Better Made Up: The mutual influence of science fiction and innovation. NESTA. 2013.

Co-authored with Caroline Bassett and W.Ed Steinmueller, this (extremely) longform essay formed part of the ‘Better Made Up’ project. The piece traces the modes of influence between science fiction and technological innovation through an investigation of the nature and evolution of genre; the various effects and appeals of different forms of expression, and the ways in which SF may be appropriated by its different audiences. We consider influence as a process of iteration, similar to the iterative cycles seen as technologies are taken up and domesticated.

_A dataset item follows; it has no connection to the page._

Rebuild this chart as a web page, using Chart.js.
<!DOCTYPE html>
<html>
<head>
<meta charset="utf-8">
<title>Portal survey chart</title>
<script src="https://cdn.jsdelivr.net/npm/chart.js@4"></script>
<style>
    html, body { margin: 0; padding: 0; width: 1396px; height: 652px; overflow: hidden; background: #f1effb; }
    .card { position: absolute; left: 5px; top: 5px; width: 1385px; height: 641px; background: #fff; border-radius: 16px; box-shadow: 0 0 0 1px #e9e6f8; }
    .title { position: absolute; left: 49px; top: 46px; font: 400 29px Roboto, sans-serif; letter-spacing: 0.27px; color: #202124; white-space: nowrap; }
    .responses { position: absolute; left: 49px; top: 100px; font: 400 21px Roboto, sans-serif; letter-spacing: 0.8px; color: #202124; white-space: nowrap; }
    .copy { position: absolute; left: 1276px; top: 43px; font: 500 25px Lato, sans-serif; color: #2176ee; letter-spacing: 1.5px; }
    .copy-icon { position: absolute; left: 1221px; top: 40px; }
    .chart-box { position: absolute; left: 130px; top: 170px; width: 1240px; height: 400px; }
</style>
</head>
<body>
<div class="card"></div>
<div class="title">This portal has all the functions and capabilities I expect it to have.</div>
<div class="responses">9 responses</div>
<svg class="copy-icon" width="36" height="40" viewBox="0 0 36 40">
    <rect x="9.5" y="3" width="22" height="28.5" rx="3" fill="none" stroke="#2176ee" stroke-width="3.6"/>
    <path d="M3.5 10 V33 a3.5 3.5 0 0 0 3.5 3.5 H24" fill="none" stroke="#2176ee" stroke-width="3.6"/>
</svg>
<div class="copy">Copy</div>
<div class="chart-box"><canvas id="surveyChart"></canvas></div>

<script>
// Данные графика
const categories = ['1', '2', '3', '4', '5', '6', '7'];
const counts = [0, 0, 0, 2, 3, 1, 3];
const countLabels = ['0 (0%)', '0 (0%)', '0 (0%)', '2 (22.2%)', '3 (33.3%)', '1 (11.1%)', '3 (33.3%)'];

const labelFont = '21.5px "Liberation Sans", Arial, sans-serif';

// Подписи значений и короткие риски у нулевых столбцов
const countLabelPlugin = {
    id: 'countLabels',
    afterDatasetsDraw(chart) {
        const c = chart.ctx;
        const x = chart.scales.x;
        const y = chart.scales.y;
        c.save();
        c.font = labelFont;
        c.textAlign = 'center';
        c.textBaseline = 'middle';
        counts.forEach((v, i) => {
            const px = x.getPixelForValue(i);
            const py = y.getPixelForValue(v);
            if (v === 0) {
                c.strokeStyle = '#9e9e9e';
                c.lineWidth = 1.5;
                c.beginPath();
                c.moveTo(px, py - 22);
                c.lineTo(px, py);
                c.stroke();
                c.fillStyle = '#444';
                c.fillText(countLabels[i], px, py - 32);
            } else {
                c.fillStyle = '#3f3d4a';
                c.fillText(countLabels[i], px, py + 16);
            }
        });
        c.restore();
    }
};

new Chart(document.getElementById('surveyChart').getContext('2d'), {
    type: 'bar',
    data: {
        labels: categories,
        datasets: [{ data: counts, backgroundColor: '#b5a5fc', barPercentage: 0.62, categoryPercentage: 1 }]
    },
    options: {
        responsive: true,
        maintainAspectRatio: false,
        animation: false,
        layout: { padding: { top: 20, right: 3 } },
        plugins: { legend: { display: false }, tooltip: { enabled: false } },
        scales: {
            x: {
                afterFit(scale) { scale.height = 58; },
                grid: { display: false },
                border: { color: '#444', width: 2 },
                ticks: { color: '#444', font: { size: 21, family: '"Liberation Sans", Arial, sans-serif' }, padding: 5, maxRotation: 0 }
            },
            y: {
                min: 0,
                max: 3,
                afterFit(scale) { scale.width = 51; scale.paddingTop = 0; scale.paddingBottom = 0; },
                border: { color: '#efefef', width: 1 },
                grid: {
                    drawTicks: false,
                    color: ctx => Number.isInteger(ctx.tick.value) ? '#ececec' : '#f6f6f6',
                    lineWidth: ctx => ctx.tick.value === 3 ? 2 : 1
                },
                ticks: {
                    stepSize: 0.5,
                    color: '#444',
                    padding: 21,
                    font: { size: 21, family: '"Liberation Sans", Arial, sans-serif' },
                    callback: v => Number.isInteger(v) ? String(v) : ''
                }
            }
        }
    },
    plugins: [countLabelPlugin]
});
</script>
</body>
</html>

Buzz Aldrin, who really did stand on the moon, recently offered a transporter to Mars to a Radio Four programme asking for donations to an imaginary museum. It was received as the first way to ‘hitch a ride into space’… ‘since science fiction’. Aldrin, who has criticized NASA’s priorities, who seeks a Mars programme, and who has been engaged in work on a Mars Cycler, intended this fictional gift to be a real world intervention. Science Fiction and Science ‘fact’ – science and technology innovation, policy, public knowledge, investment - are not two separate realities but are two entangled and overlapping fields.

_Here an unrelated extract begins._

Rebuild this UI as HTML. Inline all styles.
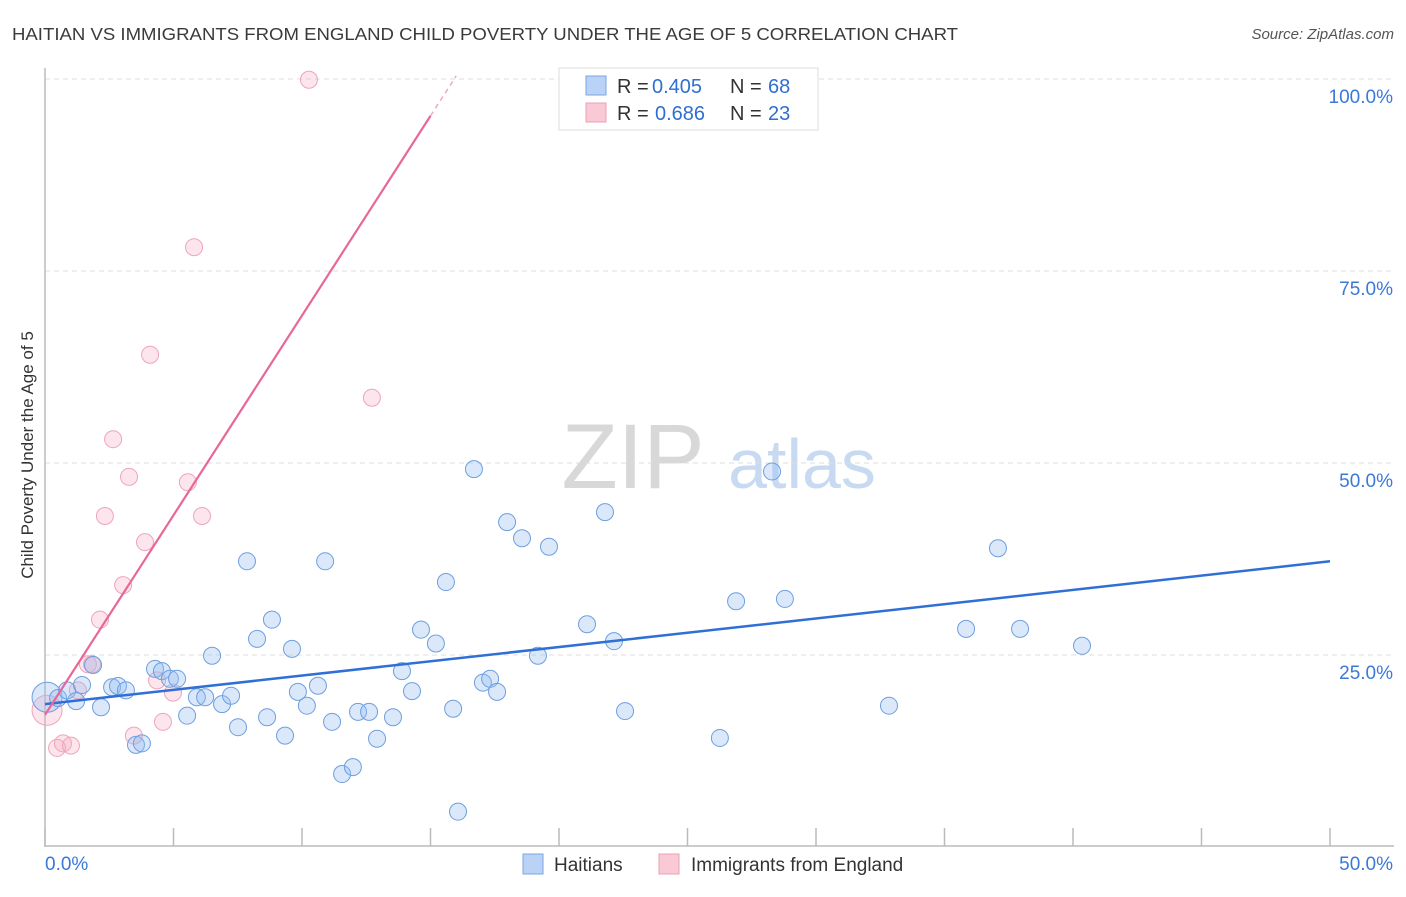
<!DOCTYPE html>
<html><head><meta charset="utf-8"><style>
body{margin:0;background:#fff;font-family:"Liberation Sans",sans-serif}
svg text{font-family:"Liberation Sans",sans-serif}
</style></head><body>
<svg id="chart" width="1406" height="892" viewBox="0 0 1406 892">
<text x="12" y="40" font-size="17.5" fill="#3a3a3a" textLength="946" lengthAdjust="spacingAndGlyphs">HAITIAN VS IMMIGRANTS FROM ENGLAND CHILD POVERTY UNDER THE AGE OF 5 CORRELATION CHART</text>
<text x="1394" y="39" font-size="15" fill="#555" text-anchor="end" font-style="italic">Source: ZipAtlas.com</text>
<g>
<text x="633" y="488" font-size="92" fill="#d8d8d8" text-anchor="middle" font-family="Liberation Serif">ZIP</text>
<text x="802" y="488" font-size="70" fill="#c8daf2" text-anchor="middle">atlas</text>
</g>
<g id="grid"></g>
<g id="axes"></g>
<g id="marks"></g>
<text transform="translate(33,455) rotate(-90)" font-size="17" fill="#333" text-anchor="middle">Child Poverty Under the Age of 5</text>
<g>
<rect x="559" y="68" width="259" height="62" fill="#fff" stroke="#ddd"/>
<rect x="586" y="76" width="20" height="19" fill="#b9d2f5" stroke="#7aa6e0"/>
<rect x="586" y="103" width="20" height="19" fill="#f9c9d6" stroke="#eba0b6"/>
<text x="617" y="93" font-size="20" fill="#333">R =</text>
<text x="652" y="93" font-size="20" fill="#2f6fd0">0.405</text>
<text x="730" y="93" font-size="20" fill="#333">N =</text>
<text x="768" y="93" font-size="20" fill="#2f6fd0">68</text>
<text x="617" y="120" font-size="20" fill="#333">R =</text>
<text x="655" y="120" font-size="20" fill="#2f6fd0">0.686</text>
<text x="730" y="120" font-size="20" fill="#333">N =</text>
<text x="768" y="120" font-size="20" fill="#2f6fd0">23</text>
</g>
<g>
<rect x="523" y="854" width="20" height="20" fill="#b9d2f5" stroke="#7aa6e0"/>
<text x="554" y="871" font-size="19" fill="#333">Haitians</text>
<rect x="659" y="854" width="20" height="20" fill="#f9c9d6" stroke="#eba0b6"/>
<text x="691" y="871" font-size="19" fill="#333">Immigrants from England</text>
</g>
</svg>
<script>
const blueX=[0.08,0.51,0.86,1.21,1.44,1.87,2.18,2.61,2.84,3.15,3.54,3.77,4.28,4.55,4.86,5.14,5.53,5.91,6.23,6.50,6.89,7.24,7.51,7.86,8.25,8.64,8.83,9.34,9.61,9.84,10.19,10.62,10.90,11.17,11.56,11.98,12.18,12.61,12.92,13.54,13.89,14.28,14.63,15.21,15.60,15.88,16.07,16.69,17.04,17.32,17.59,17.98,18.56,19.18,19.61,21.09,21.79,22.14,22.57,26.26,26.89,28.29,28.79,32.84,35.84,37.08,37.94,40.35];
const blueY=[19.5,19.4,20.4,19.0,21.1,23.7,18.2,20.8,20.96,20.4,13.3,13.5,23.2,22.9,21.9,21.9,17.1,19.5,19.5,24.9,18.6,19.7,15.6,37.2,27.1,16.9,29.6,14.5,25.8,20.2,18.4,21.0,37.2,16.3,9.5,10.4,17.6,17.6,14.1,16.9,22.9,20.3,28.3,26.5,34.5,18.0,4.6,49.2,21.4,21.9,20.2,42.3,40.2,24.9,39.1,29.0,43.6,26.8,17.7,14.2,32.0,48.9,32.3,18.4,28.4,38.9,28.4,26.2];
const pinkX=[0.08,0.47,0.70,1.01,1.28,1.67,1.83,2.14,2.33,2.65,3.04,3.27,3.46,3.89,4.09,4.36,4.59,4.98,5.56,5.80,6.11,10.27,12.72];
const pinkY=[17.8,12.9,13.5,13.2,20.4,23.8,23.8,29.6,43.1,53.1,34.1,48.2,14.5,39.7,64.1,21.7,16.3,20.1,47.5,78.1,43.1,99.9,58.5];
const blueTrend=[18.6,0.372];
const pinkTrend=[17.2,5.2];
const yTicks=[25,50,75,100];
const xTickLabels=["0.0%","50.0%"];
const NS="http://www.w3.org/2000/svg";
const sx=v=>45+v*(1285/50);
const sy=v=>847-v*7.68;
function mk(tag,attrs,parent){const e=document.createElementNS(NS,tag);for(const k in attrs)e.setAttribute(k,attrs[k]);document.getElementById(parent).appendChild(e);return e;}
yTicks.forEach(t=>{
 const l=mk('line',{x1:45,x2:1394,y1:sy(t),y2:sy(t),stroke:'#ddd','stroke-dasharray':'5,4'},'grid');
 
 
 const tx=mk('text',{x:1393,y:sy(t)+24,'font-size':19,fill:'#3b78d8','text-anchor':'end'},'grid');
 tx.textContent=t.toFixed(1)+'%';
 
 
});
let a=mk('line',{x1:45,x2:45,y1:68,y2:847,stroke:'#bbb','stroke-width':1.5},'axes');


a=mk('line',{x1:45,x2:1394,y1:846,y2:846,stroke:'#bbb','stroke-width':1.5},'axes');


for(let i=0;i<=50;i+=5){const t=mk('line',{x1:sx(i),x2:sx(i),y1:828,y2:846,stroke:'#bbb','stroke-width':1.5},'axes');
 
 }
let xl=mk('text',{x:45,y:870,'font-size':19,fill:'#3b78d8'},'axes');xl.textContent=xTickLabels[0];


xl=mk('text',{x:1393,y:870,'font-size':19,fill:'#3b78d8','text-anchor':'end'},'axes');xl.textContent=xTickLabels[1];


function pts(X,Y,fill,stroke,name){X.forEach((x,i)=>{const c=mk('circle',{cx:sx(x),cy:sy(Y[i]),r:i===0?15:8.5,fill:fill,stroke:stroke,'stroke-width':1},'marks');
 
 });}
pts(pinkX,pinkY,'rgba(246,170,192,0.3)','#eea5bb','england-point');
pts(blueX,blueY,'rgba(150,190,240,0.35)','#6d9fe0','haitian-point');
let tl=mk('line',{x1:sx(0),y1:sy(blueTrend[0]),x2:sx(50),y2:sy(blueTrend[0]+blueTrend[1]*50),stroke:'#2f6fd6','stroke-width':2.5},'marks');


tl=mk('line',{x1:sx(0),y1:sy(pinkTrend[0]),x2:sx(15),y2:sy(pinkTrend[0]+pinkTrend[1]*15),stroke:'#e8679a','stroke-width':2.2},'marks');


tl=mk('line',{x1:sx(15),y1:sy(pinkTrend[0]+pinkTrend[1]*15),x2:sx(16),y2:sy(pinkTrend[0]+pinkTrend[1]*16),stroke:'#f0a8c0','stroke-width':1.5,'stroke-dasharray':'5,4'},'marks');


</script>
</body></html>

This engagement is widely recognized. From Mars to flying cars to digital drugs, robot friends to teleportation, GPS to mobile communicators1 , smart food to mitochondrial reproduction techniques, links are often drawn between science fiction and technological innovation. Sunday supplements and popular blogs as well as academic journals make frequent reference to technologies that have ‘crossed over’ from science fiction into present fact. One popular and often repeated example is the attribution of the invention of the communication satellite to Arthur C. Clarke. The starting point of this report is that these assumptions are justified – there is traffic between fictional and real worlds of science and technology and these worlds are connected. As a mode of fiction centrally investigating possible worlds, interrogating present conditions and exploring possible futures, SF is inevitably caught up in the discourses of real-world ‘science’ and ‘technology’ (see (Dourish and Bell 2008)) and these discourses have results.